Fenomena quiet quitting atau berhenti dalam diam semakin marak di Jepang, negara yang dikenal dengan etos kerja tinggi dan loyalitas tanpa batas terhadap perusahaan. Alih-alih mengundurkan diri secara resmi, para karyawan memilih untuk bekerja sebatas deskripsi pekerjaan mereka, tanpa ambisi untuk melampaui ekspektasi atau mengejar promosi.
Istilah quiet quitting sendiri muncul pertama kali di Amerika Serikat pada tahun 2022, menggambarkan karyawan yang melakukan pekerjaan seminimal mungkin. Di Jepang, fenomena ini mencerminkan perubahan nilai dan prioritas, terutama di kalangan generasi muda.
Mengapa Karyawan Jepang Memilih Quiet Quitting?
Ada beberapa faktor yang mendorong tren ini. Salah satunya adalah perubahan lanskap ekonomi dan ketenagakerjaan. Dulu, perusahaan menawarkan gaji yang layak dan tunjangan yang memadai, sehingga karyawan merasa aman dan termotivasi untuk bekerja seumur hidup di satu perusahaan. Namun, kini banyak perusahaan yang memangkas biaya, menawarkan kontrak kerja tidak tetap, dan mengurangi bonus.
Selain itu, generasi muda Jepang semakin mempertanyakan konsep loyalitas seumur hidup terhadap satu perusahaan. Mereka melihat orang tua mereka mengorbankan kehidupan pribadi demi pekerjaan, bekerja lembur tanpa henti, dan akhirnya merasa tidak bahagia. Hal ini membuat mereka enggan mengikuti jejak yang sama.
Menurut survei, sekitar 45% pekerja di Jepang mengaku hanya melakukan pekerjaan sebatas yang diwajibkan saja. Mereka tidak tertarik dengan prospek gaji tinggi yang menuntut lebih banyak pekerjaan. Bagi mereka, keseimbangan antara pekerjaan dan kehidupan pribadi jauh lebih penting.
Apakah Quiet Quitting Merugikan Perusahaan?
Tentu saja, quiet quitting dapat berdampak negatif pada produktivitas dan inovasi perusahaan. Karyawan yang tidak termotivasi cenderung kurang kreatif dan kurang bersemangat dalam bekerja. Namun, di sisi lain, fenomena ini juga dapat menjadi sinyal bagi perusahaan untuk mengevaluasi kembali kebijakan dan praktik manajemen mereka.

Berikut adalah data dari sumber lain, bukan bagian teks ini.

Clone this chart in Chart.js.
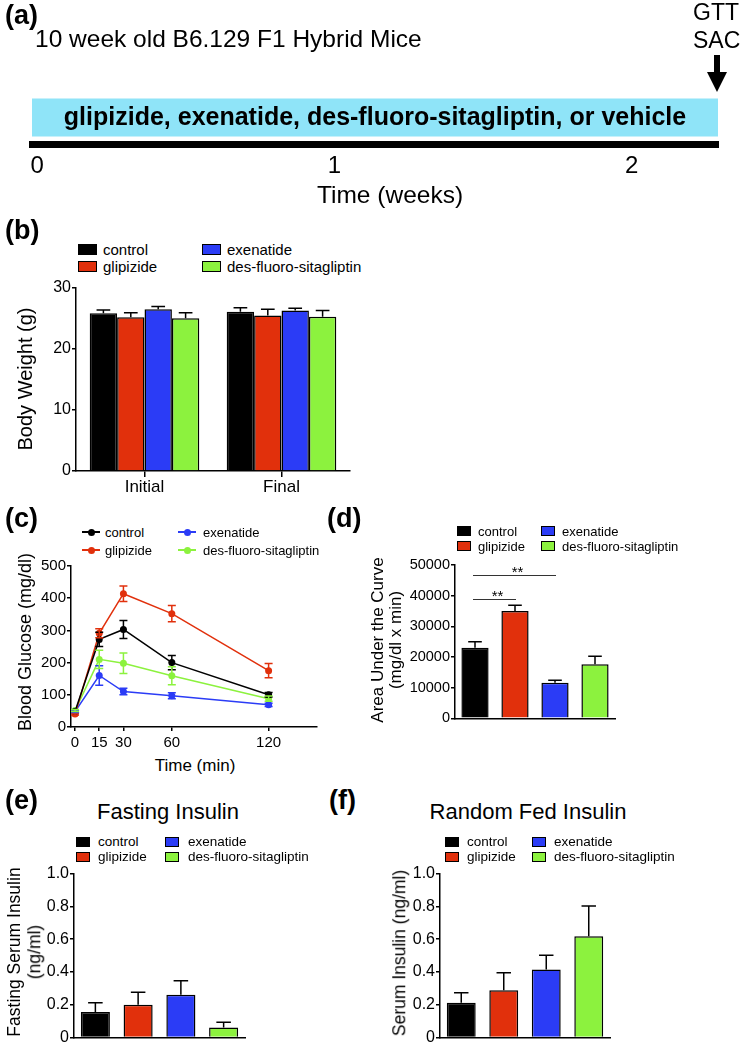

Perusahaan perlu menciptakan lingkungan kerja yang lebih suportif, fleksibel, dan menghargai kontribusi karyawan. Mereka juga perlu menawarkan peluang pengembangan karir yang jelas dan transparan, serta memastikan bahwa karyawan merasa dihargai dan diakui atas kerja keras mereka.
Quiet Quitting: Tren Negatif atau Peluang untuk Perubahan?
Beberapa pihak melihat quiet quitting sebagai tren negatif yang mengancam etos kerja dan produktivitas. Namun, yang lain melihatnya sebagai peluang untuk perubahan positif dalam budaya kerja. Fenomena ini memaksa perusahaan untuk lebih memperhatikan kesejahteraan karyawan, menciptakan lingkungan kerja yang lebih sehat, dan menawarkan peluang yang lebih baik bagi karyawan untuk berkembang.
Pada akhirnya, quiet quitting adalah refleksi dari perubahan nilai dan prioritas di kalangan karyawan. Perusahaan yang mampu beradaptasi dengan perubahan ini akan lebih sukses dalam menarik dan mempertahankan talenta terbaik.
Bagi Issei, seorang pemuda berusia 26 tahun, alasan memilih quiet quitting sangat sederhana. Ia tidak membenci pekerjaannya, tetapi ia lebih memilih untuk menghabiskan waktu bersama teman-temannya, bepergian, atau mendengarkan musik. Baginya, hidup tidak hanya tentang bekerja, tetapi juga tentang menikmati momen-momen berharga di luar kantor.